Some commemorations were almost private affairs. Winnipeg’s Margaret English put her cake-decorating talents to work adorning 36 sugar cubes with tiny little paintings of each of the provinces and territories’ official flowers. She gave them to friends. Other contributions were publicity-seeking, wholly eccentric affairs—Nanaimo, on Vancouver Island, organized a bathtub race in the choppy waters of the Strait of Georgia. The event became an annual tradition, attracting entrants from around the world.

It was a global phenomenon, too. The federal Centennial Commission had called for the ringing of bells across Canada at midnight on Jan. 1, 1967, but the people of St. Paul, Alta., taking the cue from their own civic-minded Paul Drolet, wanted to go one better: bells ringing around the world.
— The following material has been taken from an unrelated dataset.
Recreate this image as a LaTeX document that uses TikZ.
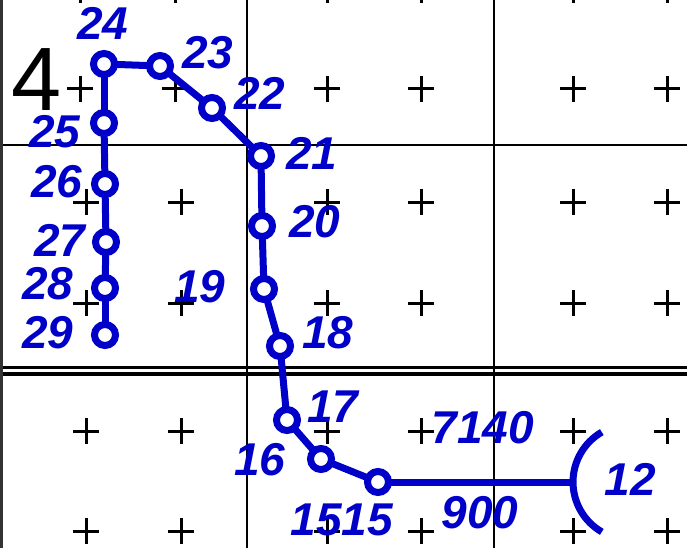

Drolet conscripted the people of St. Paul into writing letters and working the phones, and in the first moments of 1967, bells rang out, in sequence, beginning in Japan and the Philippines.

Ships in the harbour of Helsinki, Finland, sounded their bells, and the chiming was repeated by ships far out in the Atlantic until the clamour reached Newfoundland. The Quebec Jesuit Gonzague Hudon rang the bells at St. Joseph’s Church in Nazareth. In the English village of Gomshall, in Surrey, 87-year-old Alfred Dowling stayed up late and rang the doorbells of all his neighbours.

There were intensely local celebrations, too. The 504 townspeople of Bowsman, Man., a town roughly 500 kilometres northwest of Winnipeg, brought in the new year with the singing of Auld Land Syne and the fiery climax of their own centennial project: a towering bonfire of outhouses made redundant by the town’s construction of a sewage treatment plant.

Put all that together with Gordon Lightfoot’s Canadian Railroad Trilogy, CBC extravaganzas, the Confederation Train that crossed the country with a rolling museum that ended up hosting 2.7 million visitors—three times as many as anticipated—and the mood changes. The next thing you know there’s the maple leaf on backpacks in Europe. There’s Trudeaumania, bilingualism and multiculturalism, and a persistent national anxiety about the crippling poverty and alienation suffered by so many Indigenous communities.

Everything we celebrated and fussed about and laughed at in 1967 went into building the national stage where we play out the self-loathing, the earnest self-criticism, the hilarious self-deprecation and the striving, passive-aggressive boastfulness that defines Canadian “patriotism” today.

It didn’t begin in 1867. Not even close. It didn’t even start until 1967.